Динамическая составляющая японской государственности (его «автобиография») представлена в мифо-исторических сводах «Кодзики» (712 г.) и «Нихон сёки» (720 г.). К моменту составления этих сводов в Японии уже существовала достаточно развитая «историческая» традиция: каждый могущественный род хранил в своей памяти события (мифологические, исторические и квазиисторические), которые имели отношение к его происхождению и наиболее значимым событиям. Считалось, что чем древнее было происхождение рода, тем более прочными и значимыми позициями должны были обладать представители данного рода в современной социальной и государственной структуре. Поскольку человек древности и средневековья (не только в Японии, но и повсеместно) придает одинаковую значимость знаку и обозначаемому им предмету, японское государство также придавало огромное внимание созданию своей «дальней истории» (мифу), представавшей как история правящего рода и наиболее приближенных к нему родов. Таким образом, контроль над прошлым (создание «правильной» версии прошлого) приравнивался к контролю над настоящим, а время осознавалось, как континуум, имеющий неодинаковую значимость в различных своих частях. Следствием такой ценностной ориентации стало стремление государства монополизировать контроль над дальним прошлым, т. е. над историей и над миром предков.
«Кодзики» и «Нихон сёки» содержат немало свидетельств борьбы за овладение прошлым.

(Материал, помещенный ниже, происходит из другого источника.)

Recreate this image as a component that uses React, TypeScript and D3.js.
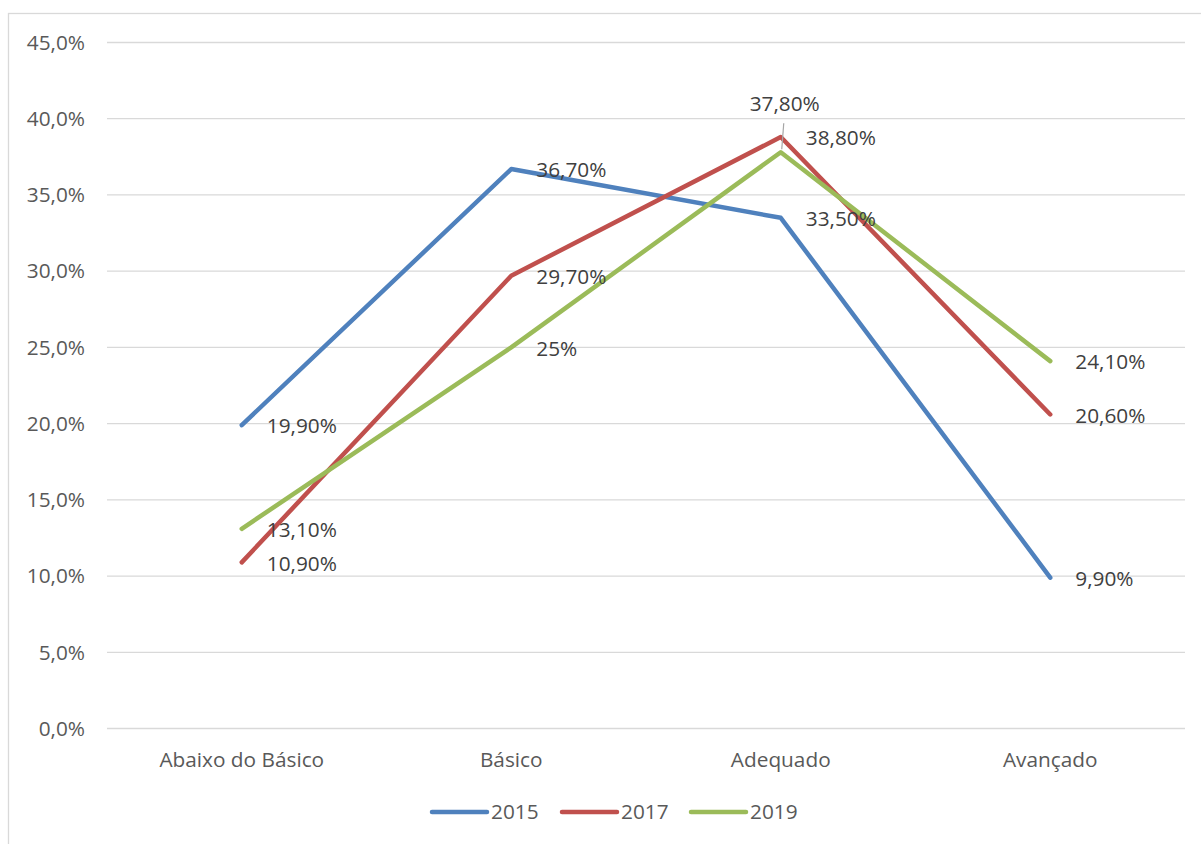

Вопросы, связанные с созданием «правильной» модели прошлого сохраняли первостепенное значение на протяжении всей японской истории, одним из основных компонентов которой мыслилась генеалогия. В предисловии к «Кодзики» приводятся слова государя Тэмму «Известно Нам, что записи об императорах и о делах бывших, которыми владеют многие дома, расходятся с действительностью, и в них накопилось немало лжи. Если ошибки не будут исправлены сейчас, то истина останется сокрытой навсегда. В истине — основа государства и оплот государя, а потому надлежит привести в порядок записи об императорах и исправить записи о делах бывших, изгоняя ложь и утверждая истину, дабы она стала известна потомкам».
Начальные свитки повествования «Кодзики» и «Нихон сёки» представляют собой рассказ о последовательном появлении на свет синтоистских божеств и их деяний (подр. см. раздел «Мифы и божества»). При этом указываются и их потомки в мире людей, т. е. современная социальная структура предстает как проекция далекого прошлого (мифа). Затем следует описание правлений императоров, включающее генеалогию и деяния как их самих, так и главных царедворцев, получающих право на включение в текст сводов лишь в связи с их вовлеченностью в силовое поле истории правящего дома, являющегося потомком богини солнца Аматэрасу.
Правления «императоров» (на самом деле, это были, разумеется, не «настоящие» императоры, обладавшие неограниченной властью, а вожди или же «государи») охарактеризованы в сводах с различной полнотой. Для некоторых из них приводятся лишь генеалогические данные, являющиеся единственным общим для всех правлений структуроформирующим текст элементом. Некоторые исследователи полагают, что наиболее ранним прототипом сводов послужили генеалогические списки, оглашаемые во время ритуала погребения государя, что должно было обеспечить передачу магической силы предков следующему правителю.